For the last few weeks, I’ve been using a 3d modeling program called XSI to model quest items for Arcana Manor. I started with a famous 3d modeling tutorial for building Joan of Arc (who for this game’s purposes I will adapt as the Queen of Swords), and more recently I’ve been making 3d models of the tarot suits. The suits of today’s playing cards are highly abstracted versions of the four tarot suits (swords, cups, wands, and pentacles), which in many tarot decks are concrete items worn or used by allegorical characters. These suits are associated with complex systems of symbolic correspondences, including the elements of air, water, fire, and earth, and in mystical lore they are literal and metaphorical weapons wielded by a magician. We can see these items:
in their symbolic and ritualistic function on the Magician card of the Rider-Waite tarot deck,
arrayed on the table of Aleister Crowley as he poses with characteristic flamboyance,
and brought to life in the moving pictures of Alexander Jodrowksky’s glorious film The Holy Mountain.

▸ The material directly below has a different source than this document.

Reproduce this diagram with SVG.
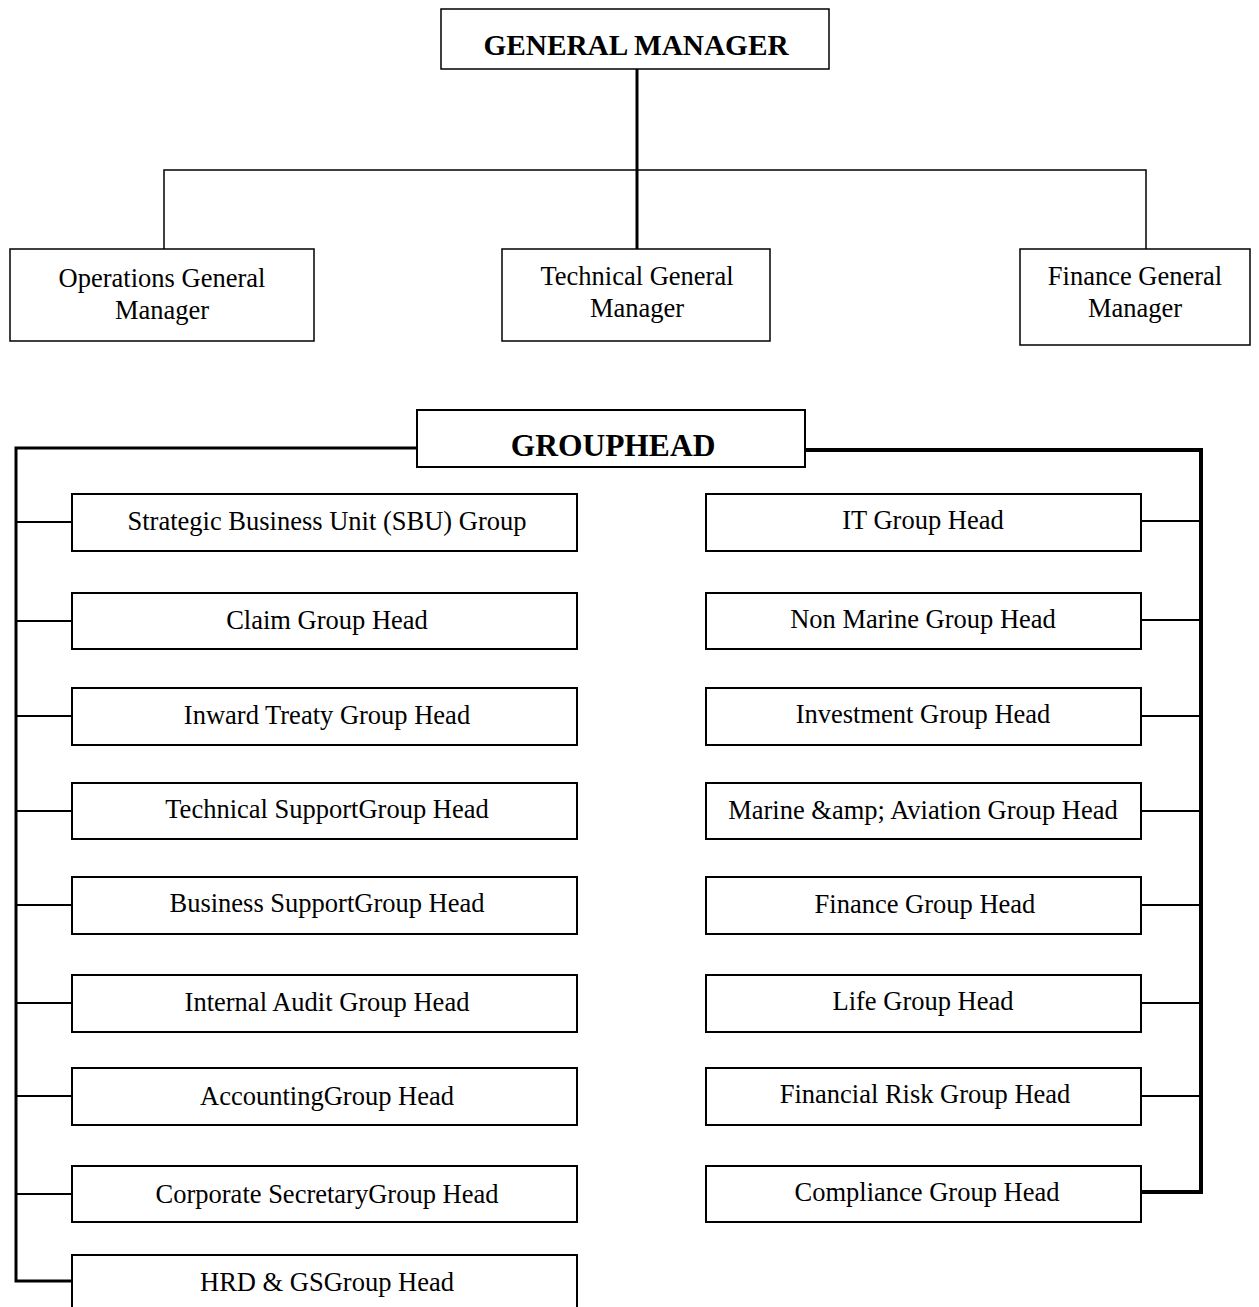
<svg xmlns="http://www.w3.org/2000/svg" width="1259" height="1307" viewBox="0 0 1259 1307">
<style>
.box{fill:#fff;stroke:#000;stroke-width:1.5}
.rb{fill:#fff;stroke:#000;stroke-width:2}
.t{font-family:"Liberation Serif","Times New Roman",serif;font-size:26.5px;fill:#000;text-anchor:middle}
.tb{font-family:"Liberation Serif","Times New Roman",serif;font-weight:bold;fill:#000;text-anchor:middle}
.thin{fill:none;stroke:#000;stroke-width:1.5}
.mid{fill:none;stroke:#000;stroke-width:2}
.thick{fill:none;stroke:#000;stroke-width:3}
.thicker{fill:none;stroke:#000;stroke-width:4}
</style>
<rect width="1259" height="1307" fill="#fff"/>
<g id="connectors">
<path class="thick" d="M637 69V249"/>
<path class="thin" d="M164 249V170H1146V249"/>
<path class="thick" d="M417 448H16V1281H72"/>
<path class="thicker" d="M805 450H1201V1192H1141"/>
<path class="mid" d="M16 522H72M16 621H72M16 716H72M16 811H72M16 905H72M16 1003H72M16 1096H72M16 1194H72"/>
<path class="mid" d="M1141 521H1201M1141 620H1201M1141 716H1201M1141 811H1201M1141 905H1201M1141 1003H1201M1141 1096H1201"/>
</g>
<g id="gm"><rect class="box" x="441" y="9" width="388" height="60"/><text class="tb" x="636" y="55" font-size="29.3">GENERAL MANAGER</text></g>
<g id="ogm"><rect class="box" x="10" y="249" width="304" height="92"/><text class="t" x="162" y="287">Operations General</text><text class="t" x="162" y="319">Manager</text></g>
<g id="tgm"><rect class="box" x="502" y="249" width="268" height="92"/><text class="t" x="637" y="285">Technical General</text><text class="t" x="637" y="317">Manager</text></g>
<g id="fgm"><rect class="box" x="1020" y="249" width="230" height="96"/><text class="t" x="1135" y="285">Finance General</text><text class="t" x="1135" y="317">Manager</text></g>
<g id="gh"><rect class="rb" x="417" y="410" width="388" height="57"/><text class="tb" x="613" y="456" font-size="31.5">GROUPHEAD</text></g>
<g id="l1"><rect class="rb" x="72" y="494" width="505" height="57"/><text class="t" x="327" y="530">Strategic Business Unit (SBU) Group</text></g>
<g id="l2"><rect class="rb" x="72" y="593" width="505" height="56"/><text class="t" x="327" y="629">Claim Group Head</text></g>
<g id="l3"><rect class="rb" x="72" y="688" width="505" height="57"/><text class="t" x="327" y="724">Inward Treaty Group Head</text></g>
<g id="l4"><rect class="rb" x="72" y="783" width="505" height="56"/><text class="t" x="327" y="818">Technical SupportGroup Head</text></g>
<g id="l5"><rect class="rb" x="72" y="877" width="505" height="57"/><text class="t" x="327" y="912">Business SupportGroup Head</text></g>
<g id="l6"><rect class="rb" x="72" y="975" width="505" height="57"/><text class="t" x="327" y="1011">Internal Audit Group Head</text></g>
<g id="l7"><rect class="rb" x="72" y="1068" width="505" height="57"/><text class="t" x="327" y="1105">AccountingGroup Head</text></g>
<g id="l8"><rect class="rb" x="72" y="1166" width="505" height="56"/><text class="t" x="327" y="1203">Corporate SecretaryGroup Head</text></g>
<g id="l9"><rect class="rb" x="72" y="1255" width="505" height="60"/><text class="t" x="327" y="1291">HRD &amp; GSGroup Head</text></g>
<g id="r1"><rect class="rb" x="706" y="494" width="435" height="57"/><text class="t" x="923" y="529">IT Group Head</text></g>
<g id="r2"><rect class="rb" x="706" y="593" width="435" height="56"/><text class="t" x="923" y="628">Non Marine Group Head</text></g>
<g id="r3"><rect class="rb" x="706" y="688" width="435" height="57"/><text class="t" x="923" y="723">Investment Group Head</text></g>
<g id="r4"><rect class="rb" x="706" y="783" width="435" height="56"/><text class="t" x="923" y="819">Marine &amp;amp; Aviation Group Head</text></g>
<g id="r5"><rect class="rb" x="706" y="877" width="435" height="57"/><text class="t" x="925" y="913">Finance Group Head</text></g>
<g id="r6"><rect class="rb" x="706" y="975" width="435" height="57"/><text class="t" x="923" y="1010">Life Group Head</text></g>
<g id="r7"><rect class="rb" x="706" y="1068" width="435" height="57"/><text class="t" x="925" y="1103">Financial Risk Group Head</text></g>
<g id="r8"><rect class="rb" x="706" y="1166" width="435" height="56"/><text class="t" x="927" y="1201">Compliance Group Head</text></g>
</svg>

Given my argument that one of the key principles of meaningful quest design is the use of re-configurable symbolic correspondences expressed through a fusion of gameplay and narrative, what better basis for a magic system than this?
Here are some screenshots of my models so far. The learning curve of 3d modeling is steep, and I’m progressing slowly but surely. These beginning results are rough, but the hard work is compensated by the liberation of being able to design one’s own custom items beginning with only primitive geometric polygons whose edges, faces, and vertices can be shaped in complex ways.